Энтин ничего своего в нас не вкладывает, наоборот, «вытаскивает» из каждого что-то внутреннее. Меня он просто по-новому учил всему. В том числе фантазировать по поводу своего персонажа: как он жил, что у него было в прошлом.

Если я, предположим, себе нафантазировал, что детство у Онегина было прекрасным, месье ему все позволял, но вот того прогнали, Евгений на свободе, и все по-прежнему ему позволено – это один человек. А если представить, что в детстве ему все запрещали и, вырвавшись на свободу, он пускается в безумства? И тогда взаимоотношения с женщинами объясняются этой тягой к безудержной свободе. Но тогда и абсолютно другая усталость от этой свободы.

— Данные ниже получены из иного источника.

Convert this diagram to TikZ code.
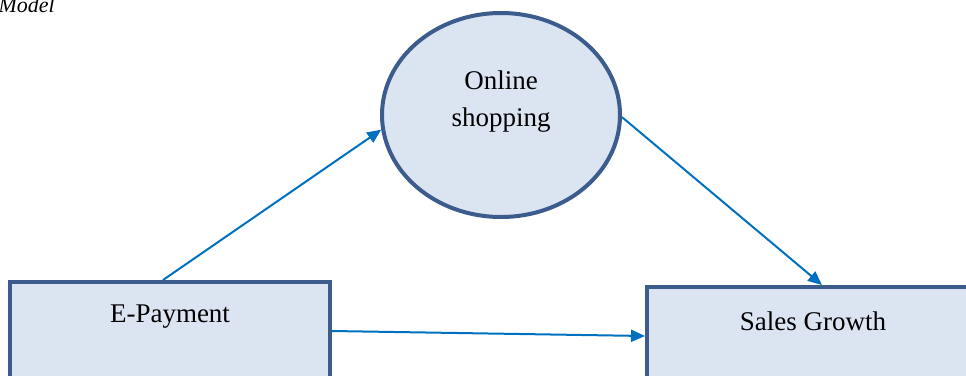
\documentclass[tikz,border=0pt]{standalone}
\usepackage{fontspec}
\setmainfont{Liberation Serif}
\usetikzlibrary{arrows.meta,shapes.geometric,calc}
\definecolor{boxfill}{RGB}{219,228,241}
\definecolor{boxline}{RGB}{59,92,140}
\definecolor{arrowblue}{RGB}{0,112,192}
\tikzset{
  box/.style={draw=boxline, fill=boxfill, line width=4pt, rectangle,
    minimum height=98pt, inner sep=0pt},
  oval/.style={draw=boxline, fill=boxfill, line width=4pt, ellipse,
    minimum width=238pt, minimum height=204pt, inner sep=0pt},
  lbl/.style={font=\fontsize{27}{37}\selectfont, align=center, inner sep=0pt},
  arr/.style={draw=arrowblue, line width=2pt,
    -{Triangle[length=14pt,width=12pt]}}
}
\begin{document}
\begin{tikzpicture}[x=1pt,y=-1pt]
  \useasboundingbox (0,0) rectangle (966,375);
  \clip (0,0) rectangle (966,375);

  % caption fragment
  \node[anchor=base east, inner sep=0pt, font=\fontsize{22}{26}\selectfont\itshape]
    (cap) at (55,12) {Model};

  % variables
  \node[oval] (os) at (501,115) {};
  \node[lbl] (ostext) at ([yshift=13pt]os.center) {Online\\shopping};

  \node[box, minimum width=320pt] (ep) at (170,331) {};
  \node[lbl] (eptext) at ([yshift=14pt]ep.center) {E-Payment};

  \node[box, minimum width=332pt] (sg) at (813,336) {};
  \node[lbl] (sgtext) at ([yshift=15pt]sg.center) {Sales Growth};

  % relations
  \draw[arr] ([xshift=-7pt]ep.north) -- (os.187.5);
  \draw[arr] (os.-1) -- ([xshift=9pt]sg.north);
  \draw[arr] (ep.east) -- (sg.west);
\end{tikzpicture}
\end{document}
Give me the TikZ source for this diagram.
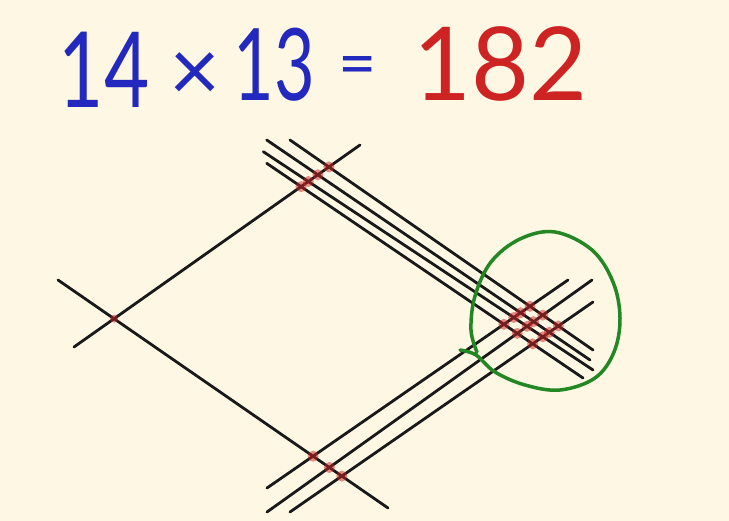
\documentclass[tikz,border=0pt]{standalone}
\usepackage{fontspec}
\setmainfont{Lato}
\usetikzlibrary{intersections}
\definecolor{cream}{HTML}{FDF7E3}
\definecolor{penblue}{RGB}{35,40,190}
\definecolor{penred}{RGB}{205,35,35}
\definecolor{pengreen}{RGB}{35,135,35}
\definecolor{ink}{RGB}{25,25,25}
\tikzset{
  stick/.style={draw=ink, line width=2.8pt, line cap=round},
  redmark/.style={fill=penred, opacity=0.5},
  bigdigit/.style={inner sep=0pt, anchor=center, font=\fontsize{100}{100}\selectfont},
}
\begin{document}
\begin{tikzpicture}[x=1pt,y=-1pt]
\fill[cream] (0,0) rectangle (729,521);
\useasboundingbox (0,0) rectangle (729,521);
% text
\node[bigdigit, text=penblue] (n14) at (104,70) {\scalebox{0.78}[1.05]{14}};
\node[inner sep=0pt, text=penblue, font=\fontsize{88}{88}\selectfont] (ntimes) at (195,77) {×};
\node[bigdigit, text=penblue] (n13) at (274,65) {\scalebox{0.7}[1.0]{13}};
\node[inner sep=0pt, text=penblue, font=\fontsize{66}{66}\selectfont] (neq) at (358,72) {=};
\node[bigdigit, text=penred] (n182) at (500,64) {\scalebox{1.0}[1.02]{182}};
% line end points (pixel coordinates)
% single down-right line (tens of 14)
\coordinate (sS) at (58,280);   \coordinate (eS) at (388,508);
% single up-right line (tens of 13)
\coordinate (sT) at (74,347);   \coordinate (eT) at (360,145);
% four down-right lines (units of 14)
\coordinate (sD) at (290,140);  \coordinate (eD) at (593,350);
\coordinate (sA) at (266.7,140);\coordinate (eA) at (590,360);
\coordinate (sB) at (263.3,151.7);\coordinate (eB) at (593,370);
\coordinate (sC) at (266.7,163.3);\coordinate (eC) at (583,378);
% three up-right lines (units of 13)
\coordinate (sP) at (267,488);  \coordinate (eP) at (568,280);
\coordinate (sQ) at (267,512);  \coordinate (eQ) at (592,280);
\coordinate (sR) at (290,512);  \coordinate (eR) at (593,302);
\foreach \l in {S,T,D,A,B,C,P,Q,R}
  \draw[stick, name path global=\l line] (s\l) -- (e\l);
% red crossing marks
\fill[redmark, name intersections={of=Sline and Tline, name=x}] (x-1) circle (4);
\foreach \a/\b in {D/T,A/T,B/T,C/T,S/P,S/Q,S/R,
                   D/P,D/Q,D/R,A/P,A/Q,A/R,B/P,B/Q,B/R,C/P,C/Q,C/R}
  \fill[redmark, name intersections={of=\a line and \b line, name=x}] (x-1) circle (5.5);
% green loop
\draw[pengreen, line width=3.5pt, line cap=round, line join=round]
  plot[smooth, tension=0.6] coordinates {(460,350) (476,355) (495,372) (525,385) (560,390)
   (595,378) (614,352) (620,318) (613,282) (592,250) (555,232) (520,239) (491,262)
   (475,296) (471,330) (477,352)};
\end{tikzpicture}
\end{document}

Или вот этот трехлетний перерыв после смерти Ленского, когда Онегин исчез из жизни Татьяны. Где он был? Что он видел? Что с ним происходило в этот период? Были ли дуэли? У Пушкина об этом ничего не написано. А если он еще человек десять за это время убил?

– Вы играете спектакль на малой сцене, в помещении театрального музея. Не сковывает ли актеров само пространство?

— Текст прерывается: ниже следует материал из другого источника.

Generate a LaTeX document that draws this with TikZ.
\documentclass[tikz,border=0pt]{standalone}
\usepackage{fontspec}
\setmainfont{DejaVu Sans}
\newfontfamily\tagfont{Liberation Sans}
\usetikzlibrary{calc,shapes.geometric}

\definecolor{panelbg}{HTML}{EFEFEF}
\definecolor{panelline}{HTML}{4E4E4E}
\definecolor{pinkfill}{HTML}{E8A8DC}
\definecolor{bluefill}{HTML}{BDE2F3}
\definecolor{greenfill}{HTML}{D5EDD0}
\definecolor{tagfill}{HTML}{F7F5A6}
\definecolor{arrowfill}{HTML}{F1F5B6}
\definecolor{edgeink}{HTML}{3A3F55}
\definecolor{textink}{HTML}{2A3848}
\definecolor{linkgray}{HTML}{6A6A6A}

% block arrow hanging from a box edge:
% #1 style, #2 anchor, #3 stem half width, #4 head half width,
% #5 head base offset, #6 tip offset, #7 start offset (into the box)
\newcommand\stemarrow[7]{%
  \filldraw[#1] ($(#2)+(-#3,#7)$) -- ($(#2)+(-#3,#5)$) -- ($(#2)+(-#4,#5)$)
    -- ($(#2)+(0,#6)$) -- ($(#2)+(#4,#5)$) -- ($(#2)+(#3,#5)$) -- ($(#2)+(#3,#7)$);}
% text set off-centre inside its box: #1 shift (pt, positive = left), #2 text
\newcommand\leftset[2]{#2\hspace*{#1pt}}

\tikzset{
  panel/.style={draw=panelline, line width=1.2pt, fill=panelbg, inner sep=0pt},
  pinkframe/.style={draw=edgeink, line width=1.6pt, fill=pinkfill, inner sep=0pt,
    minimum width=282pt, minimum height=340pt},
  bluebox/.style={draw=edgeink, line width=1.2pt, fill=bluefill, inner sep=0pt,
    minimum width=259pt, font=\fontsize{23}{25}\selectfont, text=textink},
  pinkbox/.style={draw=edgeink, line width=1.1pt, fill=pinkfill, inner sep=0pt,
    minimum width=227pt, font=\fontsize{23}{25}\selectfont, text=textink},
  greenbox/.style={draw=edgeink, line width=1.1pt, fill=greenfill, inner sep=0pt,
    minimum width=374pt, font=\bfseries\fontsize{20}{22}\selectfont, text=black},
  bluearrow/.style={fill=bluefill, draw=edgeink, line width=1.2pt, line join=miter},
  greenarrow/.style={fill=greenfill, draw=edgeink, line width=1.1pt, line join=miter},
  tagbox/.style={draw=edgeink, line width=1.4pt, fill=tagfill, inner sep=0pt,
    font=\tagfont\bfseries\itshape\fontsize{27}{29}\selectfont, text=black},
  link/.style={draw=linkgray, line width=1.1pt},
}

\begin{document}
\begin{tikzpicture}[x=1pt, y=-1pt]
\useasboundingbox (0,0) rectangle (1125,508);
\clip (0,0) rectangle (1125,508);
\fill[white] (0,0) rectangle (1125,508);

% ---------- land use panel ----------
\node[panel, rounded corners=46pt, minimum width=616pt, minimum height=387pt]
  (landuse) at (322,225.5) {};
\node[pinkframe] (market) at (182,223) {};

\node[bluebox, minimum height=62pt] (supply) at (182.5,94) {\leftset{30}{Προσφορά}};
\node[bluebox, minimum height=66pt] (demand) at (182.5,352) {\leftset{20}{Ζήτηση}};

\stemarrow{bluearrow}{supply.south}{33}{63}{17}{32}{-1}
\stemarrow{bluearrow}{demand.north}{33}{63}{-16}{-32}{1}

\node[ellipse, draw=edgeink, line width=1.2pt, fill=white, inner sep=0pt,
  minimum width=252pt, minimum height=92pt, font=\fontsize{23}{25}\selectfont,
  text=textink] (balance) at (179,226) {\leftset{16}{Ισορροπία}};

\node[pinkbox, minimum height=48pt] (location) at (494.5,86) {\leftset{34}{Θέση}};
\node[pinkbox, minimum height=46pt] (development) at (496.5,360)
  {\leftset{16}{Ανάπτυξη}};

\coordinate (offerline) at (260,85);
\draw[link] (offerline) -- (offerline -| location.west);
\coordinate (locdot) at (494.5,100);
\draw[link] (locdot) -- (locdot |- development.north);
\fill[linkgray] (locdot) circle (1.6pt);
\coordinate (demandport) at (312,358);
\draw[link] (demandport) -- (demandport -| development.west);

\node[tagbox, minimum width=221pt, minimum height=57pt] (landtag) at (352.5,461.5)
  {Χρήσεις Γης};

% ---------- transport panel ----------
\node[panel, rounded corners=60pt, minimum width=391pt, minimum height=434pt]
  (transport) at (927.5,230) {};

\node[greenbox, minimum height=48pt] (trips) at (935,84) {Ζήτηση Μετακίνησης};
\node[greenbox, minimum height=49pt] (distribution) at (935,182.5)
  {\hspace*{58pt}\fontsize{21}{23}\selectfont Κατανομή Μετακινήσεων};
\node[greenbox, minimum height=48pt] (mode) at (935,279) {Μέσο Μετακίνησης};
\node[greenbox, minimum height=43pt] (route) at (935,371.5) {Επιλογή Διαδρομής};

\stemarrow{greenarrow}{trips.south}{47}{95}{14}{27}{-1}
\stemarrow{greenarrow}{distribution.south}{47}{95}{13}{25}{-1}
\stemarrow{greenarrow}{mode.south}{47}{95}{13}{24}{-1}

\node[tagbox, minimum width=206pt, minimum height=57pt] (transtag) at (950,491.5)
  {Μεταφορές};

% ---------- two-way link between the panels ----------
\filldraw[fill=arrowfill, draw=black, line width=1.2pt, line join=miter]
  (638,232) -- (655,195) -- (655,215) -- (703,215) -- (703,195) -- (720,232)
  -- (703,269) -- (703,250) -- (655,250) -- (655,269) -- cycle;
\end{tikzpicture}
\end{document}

– Я совершенно не представляю, как можно делать наш спектакль на большой сцене. От большого пространства все рассыпается. Сам факт пребывания полтора года в сжатых условиях диктует очень четкие движения, каждое из которых уже мизансцена, где важны любая мелочь, фраза, ее повороты.

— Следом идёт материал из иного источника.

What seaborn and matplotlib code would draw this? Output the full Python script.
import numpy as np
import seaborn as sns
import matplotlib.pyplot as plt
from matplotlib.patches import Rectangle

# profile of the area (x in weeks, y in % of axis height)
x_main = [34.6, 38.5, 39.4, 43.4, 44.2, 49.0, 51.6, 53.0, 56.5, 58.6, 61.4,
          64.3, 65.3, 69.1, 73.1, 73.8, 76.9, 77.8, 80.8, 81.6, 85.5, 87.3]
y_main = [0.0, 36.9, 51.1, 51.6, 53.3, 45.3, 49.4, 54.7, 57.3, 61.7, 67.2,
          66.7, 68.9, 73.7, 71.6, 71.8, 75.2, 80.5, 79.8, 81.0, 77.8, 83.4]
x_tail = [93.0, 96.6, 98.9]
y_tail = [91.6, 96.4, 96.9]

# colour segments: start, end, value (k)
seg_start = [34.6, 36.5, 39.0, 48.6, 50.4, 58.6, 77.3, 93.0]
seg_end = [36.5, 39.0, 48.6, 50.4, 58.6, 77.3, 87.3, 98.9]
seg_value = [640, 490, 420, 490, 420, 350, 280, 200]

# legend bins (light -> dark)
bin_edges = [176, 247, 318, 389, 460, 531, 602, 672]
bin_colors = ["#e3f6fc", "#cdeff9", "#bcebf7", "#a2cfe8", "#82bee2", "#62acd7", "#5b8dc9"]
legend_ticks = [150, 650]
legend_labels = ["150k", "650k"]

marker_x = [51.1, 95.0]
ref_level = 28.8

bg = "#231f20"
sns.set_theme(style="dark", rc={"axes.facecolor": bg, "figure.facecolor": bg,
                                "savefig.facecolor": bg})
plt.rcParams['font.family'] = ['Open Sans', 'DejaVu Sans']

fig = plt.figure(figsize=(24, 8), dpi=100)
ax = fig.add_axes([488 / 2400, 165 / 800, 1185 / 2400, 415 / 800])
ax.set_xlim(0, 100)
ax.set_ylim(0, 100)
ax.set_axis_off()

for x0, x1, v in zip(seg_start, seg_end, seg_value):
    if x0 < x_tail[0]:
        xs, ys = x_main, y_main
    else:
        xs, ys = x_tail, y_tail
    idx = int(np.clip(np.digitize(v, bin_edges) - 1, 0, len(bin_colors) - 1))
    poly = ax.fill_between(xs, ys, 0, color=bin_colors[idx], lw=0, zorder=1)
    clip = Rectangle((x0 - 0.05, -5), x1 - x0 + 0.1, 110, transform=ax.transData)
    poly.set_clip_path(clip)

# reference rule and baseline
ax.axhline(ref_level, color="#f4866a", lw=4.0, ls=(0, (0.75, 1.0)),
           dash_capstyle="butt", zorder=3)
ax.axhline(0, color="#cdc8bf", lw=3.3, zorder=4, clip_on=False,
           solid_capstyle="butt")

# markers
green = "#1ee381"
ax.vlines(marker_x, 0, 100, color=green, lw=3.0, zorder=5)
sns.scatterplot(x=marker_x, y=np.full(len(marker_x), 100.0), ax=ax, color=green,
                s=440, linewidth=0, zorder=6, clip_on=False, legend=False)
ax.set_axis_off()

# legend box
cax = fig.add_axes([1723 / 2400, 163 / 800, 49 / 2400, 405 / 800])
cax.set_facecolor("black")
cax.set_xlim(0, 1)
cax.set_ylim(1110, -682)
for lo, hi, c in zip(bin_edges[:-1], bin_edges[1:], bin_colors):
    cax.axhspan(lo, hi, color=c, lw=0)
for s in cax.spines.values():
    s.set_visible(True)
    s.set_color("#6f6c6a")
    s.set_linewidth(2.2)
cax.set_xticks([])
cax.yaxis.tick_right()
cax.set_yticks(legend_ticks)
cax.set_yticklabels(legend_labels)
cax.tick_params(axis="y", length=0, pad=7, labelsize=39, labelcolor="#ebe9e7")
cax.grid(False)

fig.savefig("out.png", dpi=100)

Все это шлифовалось на прогонах, причем Энтин приглашал случайных людей, людей с улицы, проверяя на них восприятие.

Для меня эта работа представляет некий объем внутри меня, который постоянно расширяется. И мне сейчас сложно из него вырваться. А там, в других образах, я уже не могу себе позволить поверхностно существовать, это уже неинтересно.

Если для предыдущих ролей, которые во мне сидят, я еще могу все оставить по-прежнему, то будущие после Онегина работы требуют уже большей глубины и самоотдачи, заданных Энтиным.

– Сейчас в Москве идет сразу несколько постановок по «Евгению Онегину». В чем своеобразие вашего спектакля на этом фоне?

– Нынче все хотят нового, странного, модернового прочтения классики. Я понимаю модерн, но у меня все время остается вопрос: а простыми человеческими выразительными способами уже невозможно донести до зрителя то, что ты хочешь сказать? Обязательно нужно все перевернуть?

Энтин же без всяких театральных фишек и фокусов заставляет людей поверить в самые простые и самые сложные чувства. От полной любви – к полной отрешенности, от полной любви – к любви, которая не может состояться. Это основной сюжет отношений Онегина с Татьяной, роль которой блестяще исполнила лауреат международных конкурсов Анастасия Бакастова. За час сорок нужно это прожить.

– Очень неожиданный ход – появление величавой статуи в роли Татьяны в сцене на балу. К статуе Онегин взывает, перед ней склоняет колени… Как родился этот образ?

– Идея принадлежит Энтину. И это глубокий замысел: ведь Пушкин писал в Татьяне некий идеал, несбыточный возвышенный образ:

…Она была нетороплива,

Не холодна, не говорлива,

Без взора наглого для всех,

Без притязаний на успех,

Без этих маленьких ужимок,

Без подражательных затей…

Все тихо, просто было в ней.

Такую женщину в реальности просто невозможно отыскать. И потому какое-то время образ Татьяны представлен на сцене именно монументом, величавым образцом.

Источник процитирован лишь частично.